Da Gossolengo a Roma, da portiere a pilone: ritratto di Andrea Lovotti

A poche ore dalla sfida con l’Inghilterra, Marco Pastonesi ha incontrato il giocatore delle Zebre e della Nazionale

ph. Sebastiano Pessina

ph. Sebastiano Pessina

Mentre a Roma, stadio Flaminio, ventunmila spettatori, l’Italia debuttava nel Sei Nazioni battendo la Scozia, a Gossolengo, sette chilometri da Piacenza, campo comunale, un ragazzino di undici anni cercava di capire perché quel pallone fosse ovale e non rotondo come finora era stato nella sua breve carriera di calciatore. Era il 2000.

Domenica a Roma, stadio Olimpico, settantamila spettatori se non di più, l’Italia del rugby si fonderà su quel ragazzino, che adesso è un parallelepipedo di 1,84 per 111 chili, 44 e mezzo di piedi, e che continua, 16 anni dopo, a indossare la maglia numero 1: da portiere, neanche tanto scarso secondo autocertificazione, a pilone sinistro, universalmente giudicato la rivelazione del match di sabato scorso contro la Francia.

Il rugby di Andrea Lovotti – “Lovo”, più diminutivo che soprannome, che se fosse stato toscano avrebbe avuto un profetico senso rugbistico – è cominciato a scuola: “Quando un allenatore del Gossolengo è venuto a predicare passaggi e placcaggi, spiegare calci e touche, segnare e sognare mete. A me, da portiere, piaceva uscire e buttarmi. Da rugbista, ho scoperto che avrei potuto farlo comunque. E che non avevo paura, ma anzi, piacere. Sarà per questo che con il rugby è stato amore a prima vista”. Il Gossolengo Rugby si chiama Elephant: non per le dimensioni dei giocatori, ma perché si ritiene che il femore (“osso lungo”, da cui Gossolengo) ritrovato durante scavi archeologici potesse appartenere a uno degli elefanti con cui Annibale aveva varcato le Alpi.

Da terza a tallonatore, infine a pilone, “Lovo” dice che “il bello del pilone è la sfida fisica, ma anche tecnica, è – allo stesso tempo – una lotta personale e di squadra”, “il ruolo del pilone è sempre quello, ma le sue caratteristiche sono cambiate, evolute, perfezionate, i piloni di oggi sono più alti e più mobili, io ho dovuto adattarmi cercando di diventare anche più solido” (“Lovo” sodo), “la prima mischia della partita è indicativa, ma non definitiva, c’è tutto il tempo per modificare assetto e impatto”, “dopo ogni mischia i piloni hanno meno gambe”.

E’ come se “Lovo” stia scoprendo il mondo: “Il Sei Nazioni è un altro mondo.
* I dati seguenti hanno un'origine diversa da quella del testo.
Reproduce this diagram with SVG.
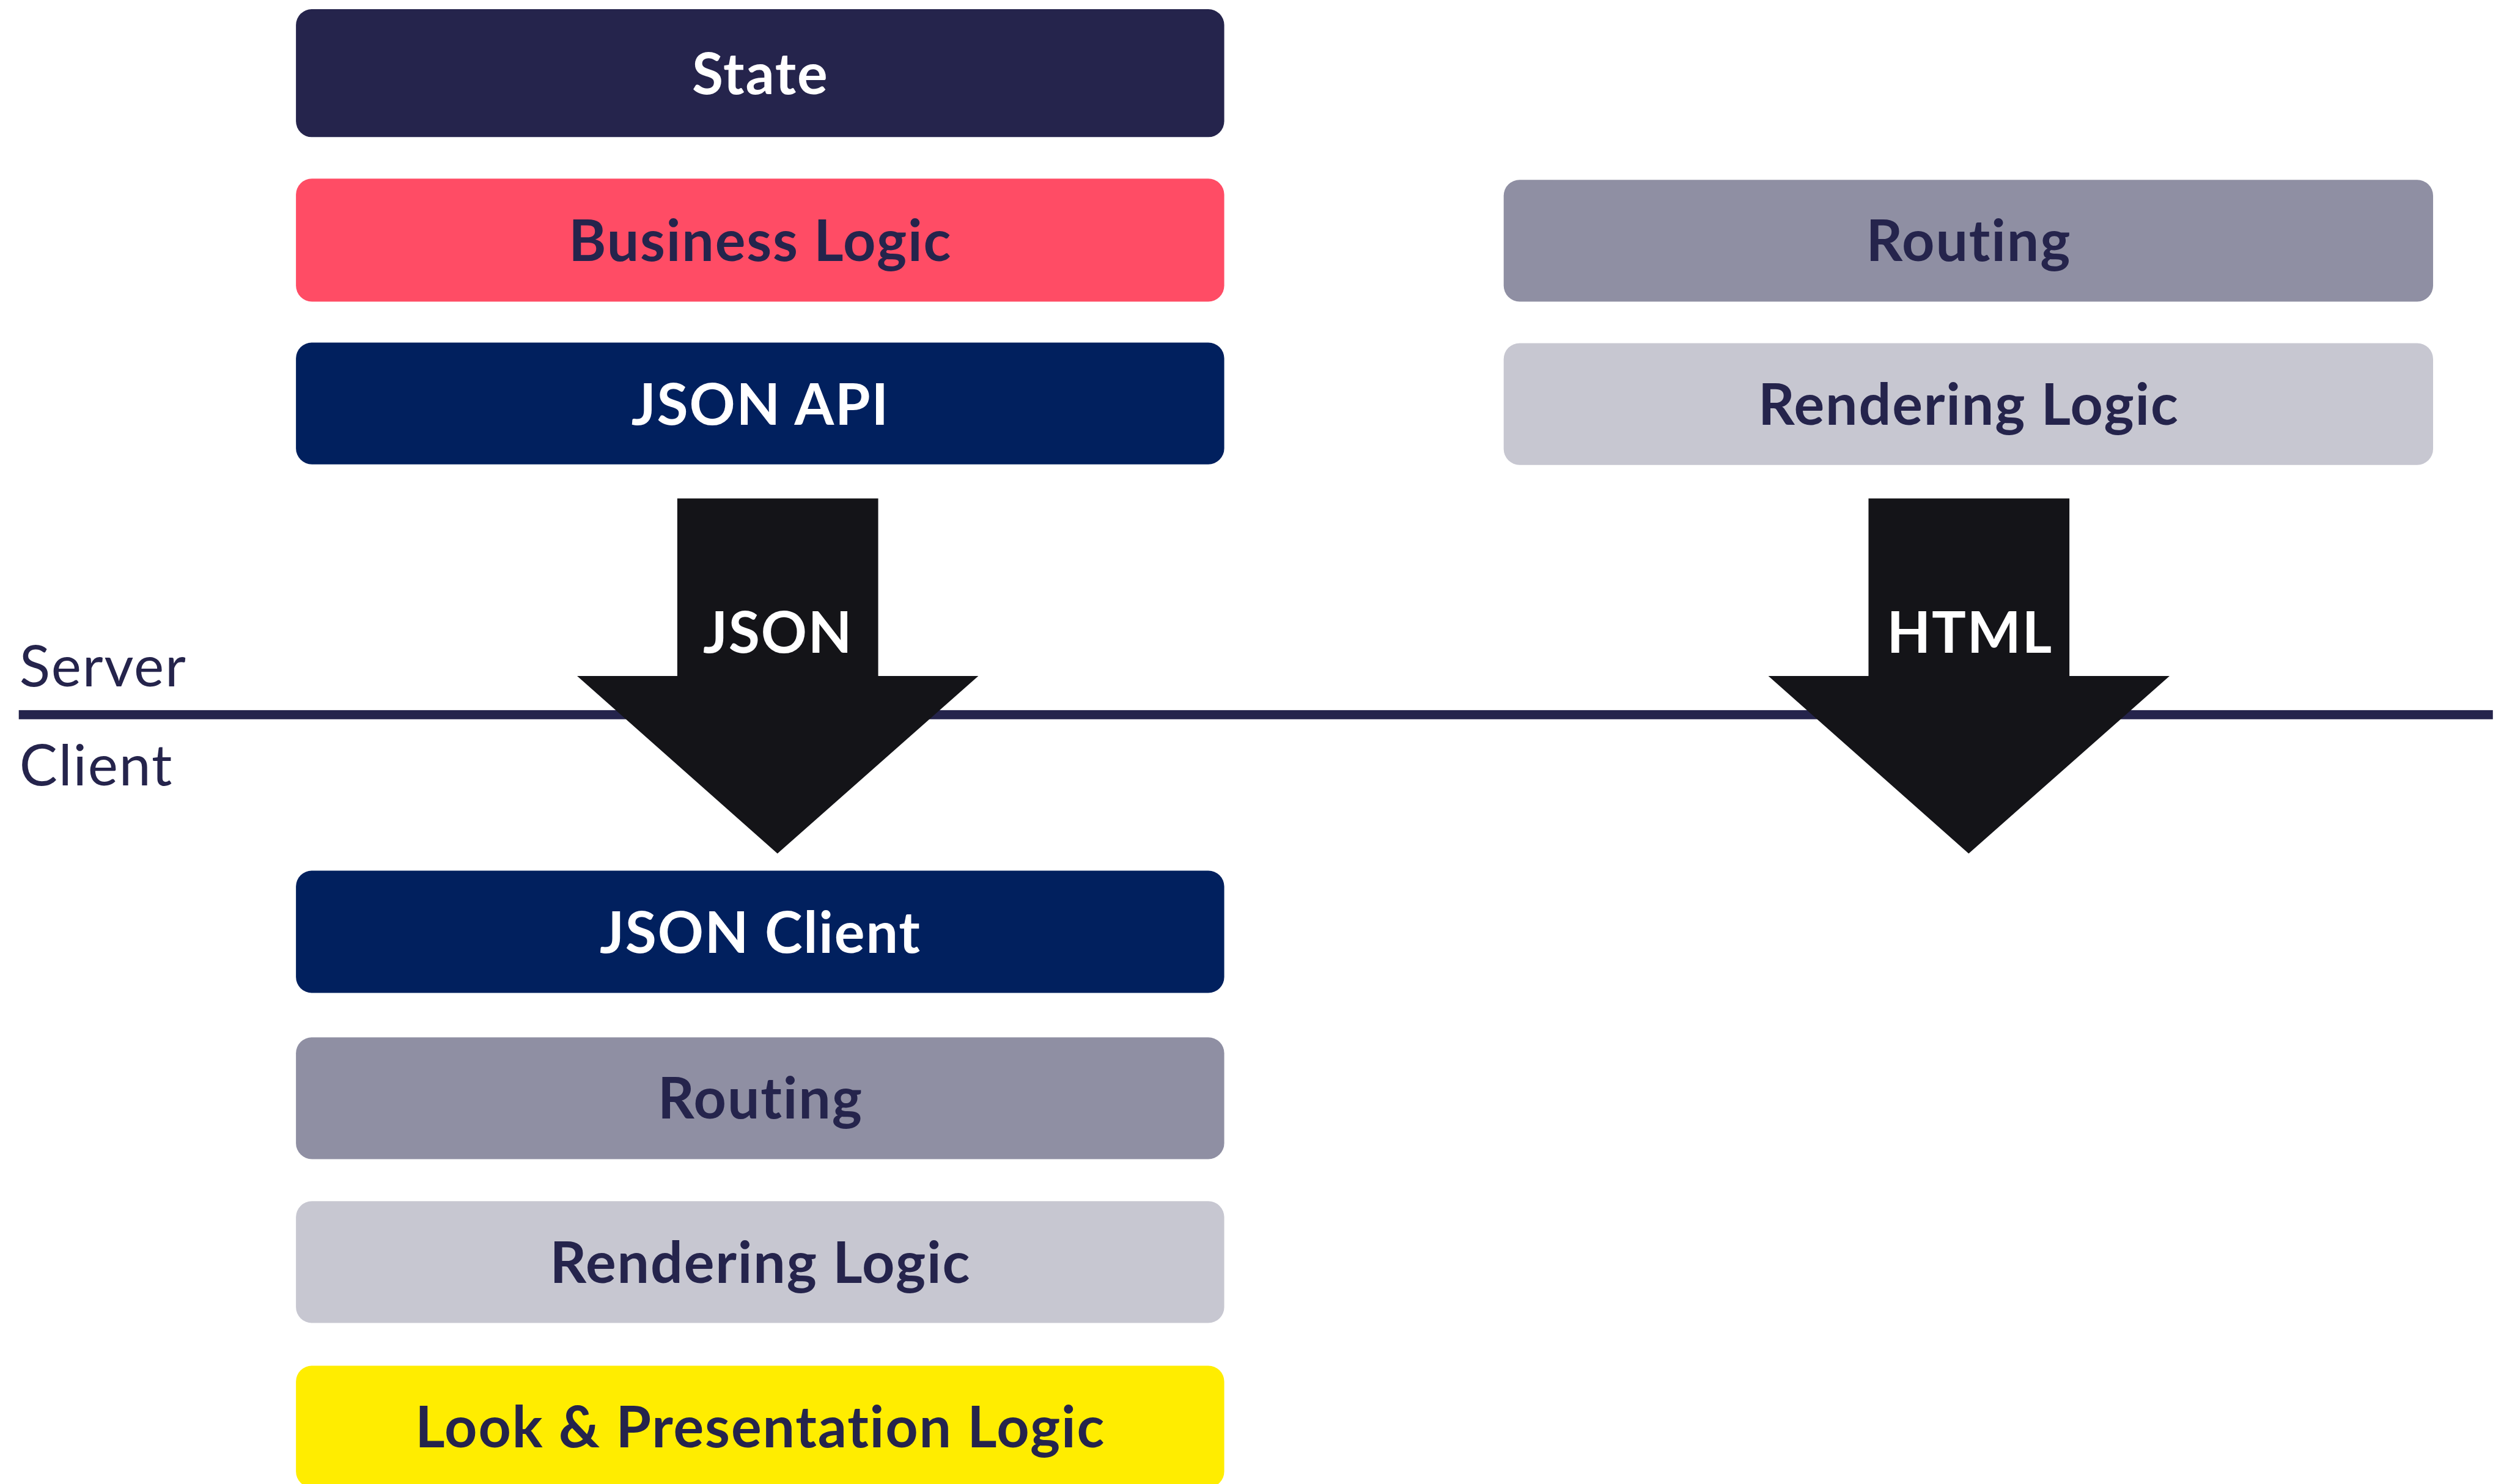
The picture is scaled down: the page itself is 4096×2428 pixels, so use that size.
<svg xmlns="http://www.w3.org/2000/svg" width="4096" height="2428" viewBox="0 0 4096 2428">
  <style>
    .box { stroke: none; }
    .lbl { font-family: "Lato", "Liberation Sans", sans-serif; font-weight: 700; font-size: 100px; letter-spacing: 2px; text-anchor: middle; }
    .light { fill: #ffffff; }
    .dark { fill: #25244c; }
    .side { font-family: "Lato", "Liberation Sans", sans-serif; font-weight: 400; font-size: 100px; letter-spacing: 2px; fill: #25244c; }
    .arrow { fill: #141418; }
  </style>
  <rect width="4096" height="2428" fill="#ffffff"/>
  <g transform="scale(0.931)">
    <!-- server / client divider -->
    <g id="divider">
      <rect x="33" y="1248" width="4347" height="16" fill="#25244c"/>
      <text class="side" x="34" y="1206">Server</text>
      <text class="side" x="34" y="1380">Client</text>
    </g>

    <!-- left stack: server side -->
    <g id="state">
      <rect class="box" x="520" y="16" width="1631" height="225" rx="28" fill="#25244c"/>
      <text class="lbl light" x="1336" y="165">State</text>
    </g>
    <g id="business-logic">
      <rect class="box" x="520" y="314" width="1631" height="216" rx="28" fill="#ff4c65"/>
      <text class="lbl dark" x="1336" y="459">Business Logic</text>
    </g>
    <g id="json-api">
      <rect class="box" x="520" y="602" width="1631" height="214" rx="28" fill="#01205e"/>
      <text class="lbl light" x="1336" y="746">JSON API</text>
    </g>

    <!-- right stack: server side -->
    <g id="server-routing">
      <rect class="box" x="2642" y="316" width="1633" height="214" rx="28" fill="#8f8fa3"/>
      <text class="lbl dark" x="3459" y="459">Routing</text>
    </g>
    <g id="server-rendering">
      <rect class="box" x="2642" y="603" width="1633" height="214" rx="28" fill="#c7c7d1"/>
      <text class="lbl dark" x="3459" y="746">Rendering Logic</text>
    </g>

    <!-- left stack: client side -->
    <g id="json-client">
      <rect class="box" x="520" y="1530" width="1631" height="215" rx="28" fill="#01205e"/>
      <text class="lbl light" x="1336" y="1675">JSON Client</text>
    </g>
    <g id="client-routing">
      <rect class="box" x="520" y="1823" width="1631" height="214" rx="28" fill="#8f8fa3"/>
      <text class="lbl dark" x="1336" y="1966">Routing</text>
    </g>
    <g id="client-rendering">
      <rect class="box" x="520" y="2111" width="1631" height="214" rx="28" fill="#c7c7d1"/>
      <text class="lbl dark" x="1336" y="2255">Rendering Logic</text>
    </g>
    <g id="look-presentation">
      <rect class="box" x="520" y="2400" width="1631" height="214" rx="28" fill="#ffed00"/>
      <text class="lbl dark" x="1336" y="2544">Look &amp; Presentation Logic</text>
    </g>

    <!-- transfer arrows crossing the divider -->
    <g id="connectors">
      <g id="json-arrow">
        <polygon class="arrow" points="1190,876 1543,876 1543,1188 1719,1188 1366,1500 1014,1188 1190,1188"/>
        <text class="lbl light" x="1367" y="1147">JSON</text>
      </g>
      <g id="html-arrow">
        <polygon class="arrow" points="3283,876 3636,876 3636,1188 3812,1188 3459,1500 3107,1188 3283,1188"/>
        <text class="lbl light" x="3461" y="1147">HTML</text>
      </g>
    </g>
  </g>
</svg>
Altro livello, altra categoria. Tutto è più organizzato, tutto è più imponente”. Lui che non ha eredità ovali (“Mio papà, Massimo, da ragazzo aveva fatto qualche allenamento di rugby, ma era finita lì”), lui che le partite del Sei Nazioni finora le aveva viste solo in tv (“Ma qualche test-match anche allo stadio”), lui che adesso dorme in camera con Haimona (“Stesse squadre, stessi club”), lui che sul bus diretto allo stadio va senza cuffie (“Sono tranquillo, tranquillo fino a un certo punto, anche così”), lui che con i pari ruolo non sente rivalità ma, semmai, complicità (“Zanusso? Mi è anche molto simpatico”), lui che dopo la vittoria soltanto sfiorata contro la Francia fatica a dimenticare (“Quando ci penso, sento ancora una spina nel cuore”), lui che, se dovesse riassumere tutta la sua terra, la sua gente, la sua storia, allora “anolini in brodo: emblematici”, cioè pasta all’uovo con ripieno di stracotto di manzo e brodo ricco meglio se di cappone.

Il nostro numero 1 è pronto: “Ho recuperato fisicamente, mi concentro mentalmente. Dopo Slimani, affronterò Cole. Il suo forte? La sua forza. Il suo debole? Spero di trovarlo in partita”. All’Olimpico ci saranno papà Massimo, mamma Marina, la sorella Marina, la fidanzata Giuditta e amici, per i quali “Lovo” ha comperato e regalato biglietti in Tribuna Monte Mario, e giocatori del Gossolengo. Piccoli elefanti crescono.